The markup used to store the text is a logical markup. This mean that every convention used is aimed to represent the logical structure of the document, not the way it is rendered on a PDF or on an HTML page. If the output looks broken, it’s a problem which must be fixed on the software side, not on the text side.

As a matter of fact, in the default configuration, the PDF and the HTML render very differently. PDF uses serif fonts, while HTML sans. PDF has the paragraph indented, normally (unless some stretching is needed) they are not separated by white space, while HTML is without indentation and are separated by white space.

For the PDF the default layout of the KOMA-script class is used, with some minor adjustments (like always using serif fonts, instead of the default sans for the chapter and section titles).

It’s a quite common mistake to try to use the markup the way one would use a word-processor like Word, OpenOffice and similar programs, or trying to mimic the layout of the original document even when there is no need for that. Example: inserting everywhere a br tag to force a space between paragraphs. Or mark section titles using a strong tag. These are just errors.

For example, a section title is something more that a bold string. It shouldn’t happen at the bottom of the page. It should write an entry in the table of contents. It should have some consistent space around. A bold string is just an ordinary line in a bold character, an important line for sure, but nothing more.

So this kind of thing is an error:

<br>
**Title**
<br>

This should be the body

While instead it should be this way:

*** Title

This should be the body

In some contexts, the two chunk of texts will render more or less the same way, but in the first chunk we marked up the text visually, in the second, correct way, logically, as we explicitly told that it is section title.

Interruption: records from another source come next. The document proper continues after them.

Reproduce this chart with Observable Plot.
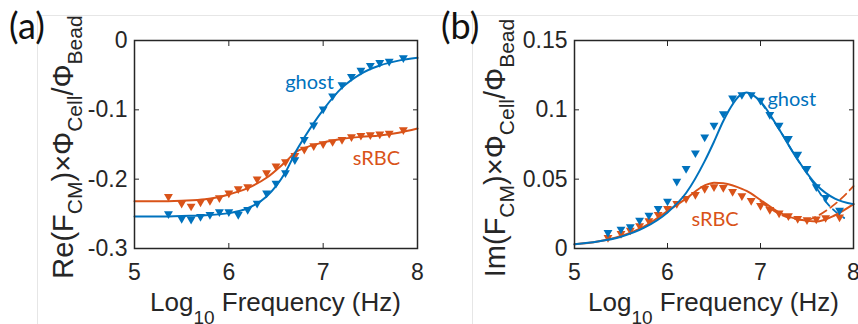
<!DOCTYPE html>
<html><head><meta charset="utf-8">
<script src="https://cdn.jsdelivr.net/npm/d3@7"></script>
<script src="https://cdn.jsdelivr.net/npm/@observablehq/plot@0.6"></script>
<style>
html,body{margin:0;padding:0;background:#fff;width:858px;height:324px;overflow:hidden}
#wrap{position:relative;width:858px;height:324px;overflow:hidden;background:#fff}
.panel{position:absolute;top:0}
.deco{position:absolute;border-top:1px solid #e6e6e6;border-left:1px solid #e6e6e6}
</style></head><body>
<div id="wrap">
  <div class="deco" style="left:37px;top:15px;width:821px;height:309px"></div>
  <div class="deco" style="left:472px;top:15px;width:386px;height:309px;border-top:none"></div>
  <div class="panel" id="pa" style="left:0"></div>
  <div class="panel" id="pb" style="left:430px"></div>
</div>
<script>
// ---------- data ----------
const xTicks = [5, 6, 7, 8];
const yTicksA = [-0.3, -0.2, -0.1, 0];
const yTicksB = [0, 0.05, 0.1, 0.15];

// measured points (log10 frequency)
const freqPts = [5.36,5.5,5.6,5.7,5.8,5.9,6.0,6.1,6.2,6.3,6.4,6.5,6.6,6.7,6.8,6.9,7.0,7.1,7.2,7.3,7.4,7.5,7.6,7.7,7.85];

// panel (a): Re part
const ghostReData = [-0.250,-0.257,-0.258,-0.254,-0.251,-0.247,-0.247,-0.251,-0.244,-0.235,-0.220,-0.206,-0.191,-0.172,-0.143,-0.122,-0.099,-0.080,-0.064,-0.052,-0.043,-0.036,-0.032,-0.030,-0.025];
const srbcReData  = [-0.225,-0.235,-0.239,-0.233,-0.231,-0.227,-0.220,-0.214,-0.211,-0.200,-0.191,-0.181,-0.175,-0.166,-0.157,-0.152,-0.149,-0.146,-0.143,-0.139,-0.137,-0.136,-0.135,-0.134,-0.129];
const fitFreqA = [5.0,5.25,5.5,5.75,6.0,6.2,6.4,6.6,6.72,6.8,7.0,7.2,7.4,7.6,7.8,8.0];
const ghostReFit = [-0.254,-0.254,-0.253,-0.252,-0.249,-0.242,-0.225,-0.190,-0.158,-0.140,-0.100,-0.068,-0.048,-0.036,-0.029,-0.025];
const srbcReFit  = [-0.232,-0.232,-0.231,-0.229,-0.222,-0.213,-0.198,-0.175,-0.160,-0.155,-0.147,-0.142,-0.139,-0.137,-0.133,-0.127];

// panel (b): Im part
const ghostImData = [0.0115,0.0139,0.0156,0.0204,0.024,0.0288,0.0341,0.0485,0.0576,0.0689,0.0804,0.0888,0.0972,0.1085,0.1109,0.1109,0.1068,0.0965,0.0888,0.0792,0.0679,0.0576,0.0444,0.0367,0.0275];
const srbcImData  = [0.0079,0.0108,0.0132,0.0163,0.0199,0.0245,0.0288,0.0324,0.036,0.0389,0.0432,0.0444,0.0439,0.041,0.038,0.0345,0.031,0.028,0.0255,0.0235,0.0215,0.0207,0.0212,0.0222,0.0226];
const fitFreqB = [5.0,5.25,5.5,5.75,6.0,6.2,6.4,6.5,6.6,6.8,6.85,7.0,7.2,7.4,7.6,7.8,8.0];
const ghostImFit = [0.003,0.005,0.0085,0.015,0.026,0.040,0.063,0.077,0.092,0.1115,0.1125,0.106,0.086,0.064,0.046,0.036,0.032];
const srbcImFit  = [0.003,0.005,0.009,0.016,0.027,0.036,0.0455,0.0475,0.047,0.043,0.0415,0.035,0.026,0.021,0.0195,0.024,0.032];
const dashFreqB = [7.0,7.2,7.4,7.5,7.6,7.7,7.8,7.9,8.0];
const ghostImDash = [0.106,0.086,0.064,0.054,0.044,0.034,0.027,0.022,null];
const srbcImDash  = [0.034,0.025,0.021,0.0205,0.023,0.027,0.032,0.038,0.045];

const BLUE = "#0072BD", ORANGE = "#D95319", AXC = "#262626";

const rows = (xs, ys) => xs.map((x, i) => ({x, y: ys[i]})).filter(d => d.y != null);
const fmt = d => String(d);

function panel({width, marginLeft, marginRight, yDomain, yTicks, series, dashed, labels}) {
  const marks = [
    Plot.axisX({ticks: xTicks, tickSize: 0, tickPadding: 15, tickFormat: fmt, label: null, fontSize: 23}),
    Plot.axisY({ticks: yTicks, tickSize: 0, tickPadding: 7, tickFormat: fmt, label: null, fontSize: 23}),
    Plot.axisX({ticks: xTicks, anchor: "bottom", tickSize: -5, text: null, label: null, stroke: AXC}),
    Plot.axisX({ticks: xTicks, anchor: "top", tickSize: -5, text: null, label: null, stroke: AXC}),
    Plot.axisY({ticks: yTicks, anchor: "left", tickSize: -5, text: null, label: null, stroke: AXC}),
    Plot.axisY({ticks: yTicks, anchor: "right", tickSize: -5, text: null, label: null, stroke: AXC})
  ];
  for (const d of (dashed || [])) {
    marks.push(Plot.line(rows(d.x, d.y), {x: "x", y: "y", stroke: d.color, strokeWidth: 1.8, strokeDasharray: "8,5", curve: "monotone-x"}));
  }
  for (const s of series) {
    marks.push(Plot.line(rows(s.fx, s.fy), {x: "x", y: "y", stroke: s.color, strokeWidth: 2, curve: "monotone-x"}));
    marks.push(Plot.dot(rows(s.px, s.py), {x: "x", y: "y", symbol: "triangle", r: 3.3, fill: s.color, stroke: null, rotate: 180}));
  }
  for (const l of labels) {
    marks.push(Plot.text([l.text], {x: l.x, y: l.y, text: d => d, fill: l.color, fontSize: 20, fontFamily: "Lato", textAnchor: "middle"}));
  }
  marks.push(Plot.frame({stroke: AXC, strokeWidth: 1.5}));
  return Plot.plot({
    width, height: 324, marginTop: 40, marginBottom: 76, marginLeft, marginRight,
    x: {domain: [5, 8]}, y: {domain: yDomain},
    style: {fontFamily: "Liberation Sans", fontSize: "23px", color: AXC, background: "transparent", overflow: "visible"},
    marks
  });
}

function addLabels(svgEl, {tag, ylabMain, xCenter, ylabX, ylabY, tagX}) {
  const svg = d3.select(svgEl);
  svg.append("text").attr("x", tagX).attr("y", 39).attr("text-anchor", "start")
    .attr("font-family", "Lato").attr("font-size", 36).attr("fill", "#111").text(tag);
  // x label
  const xt = svg.append("text").attr("x", xCenter).attr("y", 311).attr("text-anchor", "middle")
    .attr("font-family", "Liberation Sans").attr("font-size", 26).attr("fill", AXC);
  xt.append("tspan").text("Log");
  xt.append("tspan").attr("font-size", 19).attr("dy", 13).text("10");
  xt.append("tspan").attr("dy", -13).text(" Frequency (Hz)");
  // y label
  const yt = svg.append("text").attr("transform", `translate(${ylabX},${ylabY}) rotate(-90)`).attr("text-anchor", "middle")
    .attr("font-family", "Liberation Sans").attr("font-size", 29).attr("fill", AXC);
  const parts = [[ylabMain, 0], ["CM", 1], [")\u00d7\u03a6", 0], ["Cell", 1], ["/\u03a6", 0], ["Bead", 1]];
  let prev = 0;
  for (const [t, sub] of parts) {
    const sp = yt.append("tspan").text(t);
    const dy = (sub ? 9 : 0) - prev;
    if (dy) sp.attr("dy", dy);
    if (sub) sp.attr("font-size", 21);
    prev = sub ? 9 : 0;
  }
}

const chartA = panel({
  width: 430, marginLeft: 134, marginRight: 13, yDomain: [-0.3, 0], yTicks: yTicksA,
  series: [
    {fx: fitFreqA, fy: srbcReFit, px: freqPts, py: srbcReData, color: ORANGE},
    {fx: fitFreqA, fy: ghostReFit, px: freqPts, py: ghostReData, color: BLUE}
  ],
  labels: [
    {text: "ghost", x: 6.855, y: -0.060, color: BLUE},
    {text: "sRBC", x: 7.565, y: -0.170, color: ORANGE}
  ]
});
addLabels(chartA, {tag: "(a)", ylabMain: "Re(F", xCenter: 275.5, ylabX: 73, ylabY: 147, tagX: 9});
document.getElementById("pa").appendChild(chartA);

const chartB = panel({
  width: 428, marginLeft: 144, marginRight: 5, yDomain: [0, 0.15], yTicks: yTicksB,
  dashed: [
    {x: dashFreqB, y: ghostImDash, color: BLUE},
    {x: dashFreqB, y: srbcImDash, color: ORANGE}
  ],
  series: [
    {fx: fitFreqB, fy: srbcImFit, px: freqPts, py: srbcImData, color: ORANGE},
    {fx: fitFreqB, fy: ghostImFit, px: freqPts, py: ghostImData, color: BLUE}
  ],
  labels: [
    {text: "ghost", x: 7.336, y: 0.1075, color: BLUE},
    {text: "sRBC", x: 6.512, y: 0.0205, color: ORANGE}
  ]
});
addLabels(chartB, {tag: "(b)", ylabMain: "Im(F", xCenter: 283.5, ylabX: 75, ylabY: 148, tagX: 11});
document.getElementById("pb").appendChild(chartB);
</script>
</body></html>
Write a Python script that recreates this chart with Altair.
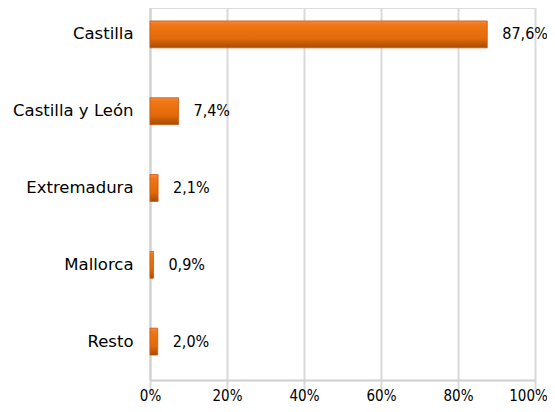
import altair as alt
import pandas as pd

categories = ["Castilla", "Castilla y León", "Extremadura", "Mallorca", "Resto"]
values = [87.6, 7.4, 2.1, 0.9, 2.0]
x_ticks = [0, 20, 40, 60, 80, 100]

df = pd.DataFrame({"cat": categories, "v": values})

FONT = "DejaVu Sans"
FONT_C = "DejaVu Sans Condensed"

y_enc = alt.Y(
    "cat:N",
    sort=categories,
    scale=alt.Scale(range=[-12, 372], paddingInner=0.65, paddingOuter=0.325),
    axis=alt.Axis(title=None, ticks=False, labelPadding=17, labelFontSize=16.5,
                  labelFont=FONT, labelColor="#000000", domainColor="#D0D0D0",
                  domainWidth=2, grid=False),
)

x_enc = alt.X(
    "v:Q",
    scale=alt.Scale(domain=[0, 100], nice=False),
    axis=alt.Axis(title=None, values=x_ticks, labelExpr="datum.value + '%'",
                  ticks=False, labelPadding=8, labelFontSize=15, labelFont=FONT_C,
                  labelColor="#000000", grid=True, gridColor="#D9D9D9",
                  gridWidth=2, domainColor="#D0D0D0", domainWidth=2,
                  labelFlush=False,
                  labelOffset={"condition": {"test": "datum.value == 100", "value": -7},
                               "value": 0}),
)

grad = alt.Gradient(
    gradient="linear", x1=0, x2=0, y1=0, y2=1,
    stops=[
        alt.GradientStop(offset=0, color="#F58A3A"),
        alt.GradientStop(offset=0.15, color="#F07514"),
        alt.GradientStop(offset=0.65, color="#E36A0A"),
        alt.GradientStop(offset=1, color="#A64C06"),
    ],
)

bars = alt.Chart(df).mark_bar(color=grad, stroke="#C55A11", strokeWidth=0.8).encode(
    x=x_enc, y=y_enc
)

labels = alt.Chart(df).transform_calculate(
    lbl="replace(format(datum.v, '.1f'), '.', ',') + '%'"
).mark_text(align="left", baseline="middle", dx=15, fontSize=16, font=FONT_C,
            color="#000000").encode(
    x=alt.X("v:Q"), y=alt.Y("cat:N", sort=categories), text="lbl:N"
)

chart = (bars + labels).properties(
    width=385, height=372,
    autosize=alt.AutoSizeParams(type="none"),
    padding={"left": 142, "top": 0, "right": 12, "bottom": 24},
).configure_view(stroke=None).configure(background="white")

chart.save("out.html", embed_options={"renderer": "svg", "actions": False})
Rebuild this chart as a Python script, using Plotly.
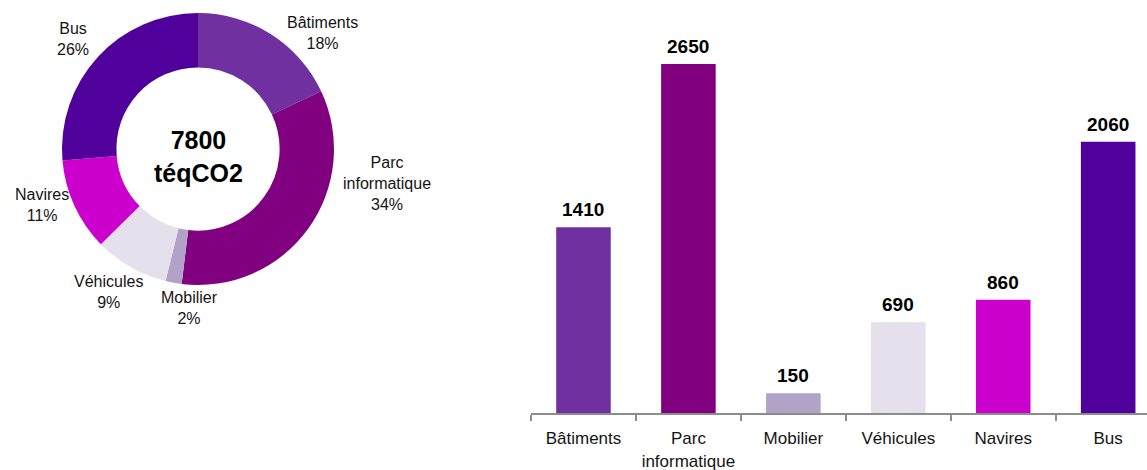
import plotly.graph_objects as go

# Emissions by source (téqCO2)
categories = ["Bâtiments", "Parc informatique", "Mobilier", "Véhicules", "Navires", "Bus"]
tick_labels = ["Bâtiments", "Parc<br>informatique", "Mobilier", "Véhicules", "Navires", "Bus"]
donut_labels = ["Bâtiments", "Parc<br>informatique", "Mobilier", "Véhicules", "Navires", "Bus"]
values = [1410, 2650, 150, 690, 860, 2060]
total_label = "7800<br>téqCO2"
colors = ["#7030A0", "#800080", "#B3A2C7", "#E6E0EC", "#CC00CC", "#50009B"]

W, H = 1147, 470
FONT = "Liberation Sans, Arial, sans-serif"
TEXT = "#141414"

fig = go.Figure()

# Donut of shares
fig.add_trace(go.Pie(
    labels=categories,
    values=values,
    hole=0.6,
    sort=False,
    direction="clockwise",
    rotation=0,
    marker=dict(colors=colors, line=dict(width=0)),
    textinfo="none",
    hoverinfo="label+value+percent",
    showlegend=False,
    domain=dict(x=[62 / W, 334 / W], y=[1 - 285 / H, 1 - 13 / H]),
))

# Bars of absolute values
fig.add_trace(go.Bar(
    x=categories,
    y=values,
    marker=dict(color=colors, line=dict(width=0)),
    width=0.52,
    showlegend=False,
    xaxis="x",
    yaxis="y",
))

annotations = []

# Value labels above the bars
for cat, v in zip(categories, values):
    annotations.append(dict(
        x=cat, y=v, xref="x", yref="y", text=f"<b>{v}</b>",
        showarrow=False, yanchor="bottom", yshift=5,
        font=dict(family=FONT, size=19, color="#000000"),
    ))

# Outside labels of the donut, with rounded shares
total = sum(values)
label_pos = [(322, 33), (387, 183), (189, 308), (108, 292), (42, 205), (73, 39)]
for lab, v, (px, py) in zip(donut_labels, values, label_pos):
    pct = round(v / total * 100)
    annotations.append(dict(
        x=px / W, y=1 - py / H, xref="paper", yref="paper",
        text=f"{lab}<br>{pct}%", showarrow=False,
        xanchor="center", yanchor="middle", align="center",
        font=dict(family=FONT, size=16, color=TEXT),
    ))

# Total in the donut hole
annotations.append(dict(
    x=198 / W, y=1 - 156 / H, xref="paper", yref="paper",
    text=f"<b>{total_label}</b>", showarrow=False,
    xanchor="center", yanchor="middle", align="center",
    font=dict(family=FONT, size=25, color="#000000"),
))

fig.update_layout(
    width=W, height=H,
    margin=dict(l=0, r=0, t=0, b=0),
    paper_bgcolor="white",
    plot_bgcolor="white",
    xaxis=dict(
        domain=[531 / W, 1],
        range=[-0.5, 5.37],
        tickmode="array",
        tickvals=categories,
        ticktext=tick_labels,
        tickson="boundaries",
        ticks="outside",
        ticklen=6,
        tickcolor="#8c8c8c",
        tickwidth=1.5,
        ticklabelstandoff=9,
        showline=True,
        linecolor="#8c8c8c",
        linewidth=2,
        showgrid=False,
        zeroline=False,
        automargin=False,
        tickfont=dict(family=FONT, size=17, color=TEXT),
        fixedrange=True,
    ),
    yaxis=dict(
        domain=[57 / H, 1 - 20 / H],
        range=[0, 2984],
        visible=False,
        showgrid=False,
        zeroline=False,
        fixedrange=True,
    ),
    annotations=annotations,
)

fig.write_html("out.html")
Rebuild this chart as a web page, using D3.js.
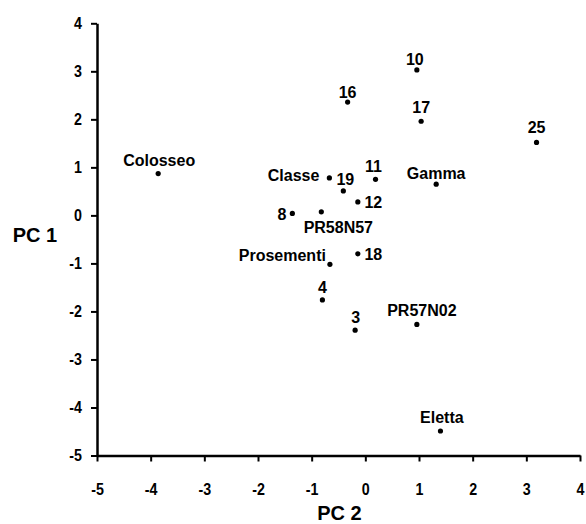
<!DOCTYPE html>
<html>
<head>
<meta charset="utf-8">
<script src="https://cdn.jsdelivr.net/npm/d3@7"></script>
<style>
  html, body { margin: 0; padding: 0; background: #fff; }
  svg { display: block; }
  .tick text { font-family: "Liberation Sans", Arial, Helvetica, sans-serif; font-weight: bold; font-size: 17px; fill: #000; }
  .lbl { font-family: "Liberation Sans", Arial, Helvetica, sans-serif; font-weight: bold; font-size: 16px; fill: #000; }
  .title { font-family: "Liberation Sans", Arial, Helvetica, sans-serif; font-weight: bold; font-size: 20px; fill: #000; }
</style>
</head>
<body>
<script>
// ---- data ----
const names = ["Colosseo", "16", "Classe", "19", "11", "12", "8", "PR58N57", "Prosementi", "18", "4", "3", "10", "17", "25", "Gamma", "PR57N02", "Eletta"];
const pc2 = [-3.86, -0.33, -0.67, -0.41, 0.19, -0.14, -1.36, -0.82, -0.66, -0.14, -0.80, -0.19, 0.96, 1.04, 3.19, 1.32, 0.96, 1.40];
const pc1 = [0.87, 2.36, 0.78, 0.51, 0.75, 0.28, 0.04, 0.075, -1.02, -0.80, -1.76, -2.39, 3.03, 1.96, 1.52, 0.65, -2.27, -4.49];
const xTicks = [-5, -4, -3, -2, -1, 0, 1, 2, 3, 4];
const yTicks = [-5, -4, -3, -2, -1, 0, 1, 2, 3, 4];
const xTitle = "PC 2";
const yTitle = "PC 1";

// label placement (annotation offsets from each point): [dx, dy, anchor]
const labelPlacement = [
  [1, -8, "middle"], [0, -4.5, "middle"], [-10, 3, "end"], [2, -5.7, "middle"],
  [-2, -7.6, "middle"], [6.6, 5.6, "start"], [-6, 7, "end"], [17, 21, "middle"],
  [-4, -3, "end"], [6.6, 6.3, "start"], [0, -6.7, "middle"], [0.5, -7.3, "middle"],
  [-2, -4.7, "middle"], [0, -8.7, "middle"], [0, -9.6, "middle"], [0, -5.3, "middle"],
  [5, -8.3, "middle"], [1.4, -7.7, "middle"]
];

const W = 586, H = 524;
const NARROW = 0.84;
const svg = d3.select("body").append("svg").attr("width", W).attr("height", H);

const x = d3.scaleLinear().domain([-5, 4]).range([97, 580]);
const y = d3.scaleLinear().domain([-5, 4]).range([455.5, 23.3]);

const xAxis = svg.append("g")
  .attr("transform", `translate(0,${y(-5)})`)
  .call(d3.axisBottom(x).tickValues(xTicks).tickFormat(d3.format("d")).tickSize(6).tickPadding(21).tickSizeOuter(0));
const yAxis = svg.append("g")
  .attr("transform", `translate(${x(-5)},0)`)
  .call(d3.axisLeft(y).tickValues(yTicks).tickFormat(d3.format("d")).tickSize(6).tickPadding(9).tickSizeOuter(0));

[xAxis, yAxis].forEach(g => {
  g.select(".domain").attr("stroke", "#000").attr("stroke-width", 2.5);
  g.selectAll(".tick line").attr("stroke", "#000").attr("stroke-width", 2);
  g.selectAll(".tick text").text(d => d < 0 ? "-" + Math.abs(d) : d);
});
// condensed tick labels
xAxis.selectAll(".tick text").attr("transform", `scale(${NARROW},1)`);
yAxis.selectAll(".tick text").each(function () {
  const t = d3.select(this);
  const x0 = +t.attr("x");
  t.attr("x", x0 / NARROW).attr("transform", `scale(${NARROW},1)`);
});

const pts = names.map((n, i) => ({ name: n, x: pc2[i], y: pc1[i], p: labelPlacement[i] }));

svg.append("g").selectAll("circle").data(pts).join("circle")
  .attr("cx", d => x(d.x)).attr("cy", d => y(d.y)).attr("r", 2.6).attr("fill", "#000");

svg.append("g").selectAll("text").data(pts).join("text")
  .attr("class", "lbl")
  .attr("x", d => x(d.x) + d.p[0])
  .attr("y", d => y(d.y) + d.p[1])
  .attr("text-anchor", d => d.p[2])
  .text(d => d.name);

svg.append("text").attr("class", "title")
  .attr("x", (x(-5) + x(4)) / 2 + 1).attr("y", 519.5)
  .attr("text-anchor", "middle").text(xTitle);
svg.append("text").attr("class", "title")
  .attr("x", 12.7).attr("y", 242.3)
  .attr("text-anchor", "start").text(yTitle);
</script>
</body>
</html>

In this way we know that the logical structure of the text is preserved across possible (future) changes of style, and we are not bound to the way the text is rendered with the current fonts at the present moment in a specific format.

The br tag, to make another example, should be the exception, not the rule, and used only where needed by the logic of the document to force a break line, not abused to do something like “let’s make this line a bit shorter because the PDF is not rendering perfectly”. Because in this case, when the layout change (it happens from time to time), you will just have an inexplicably broken line which makes no sense.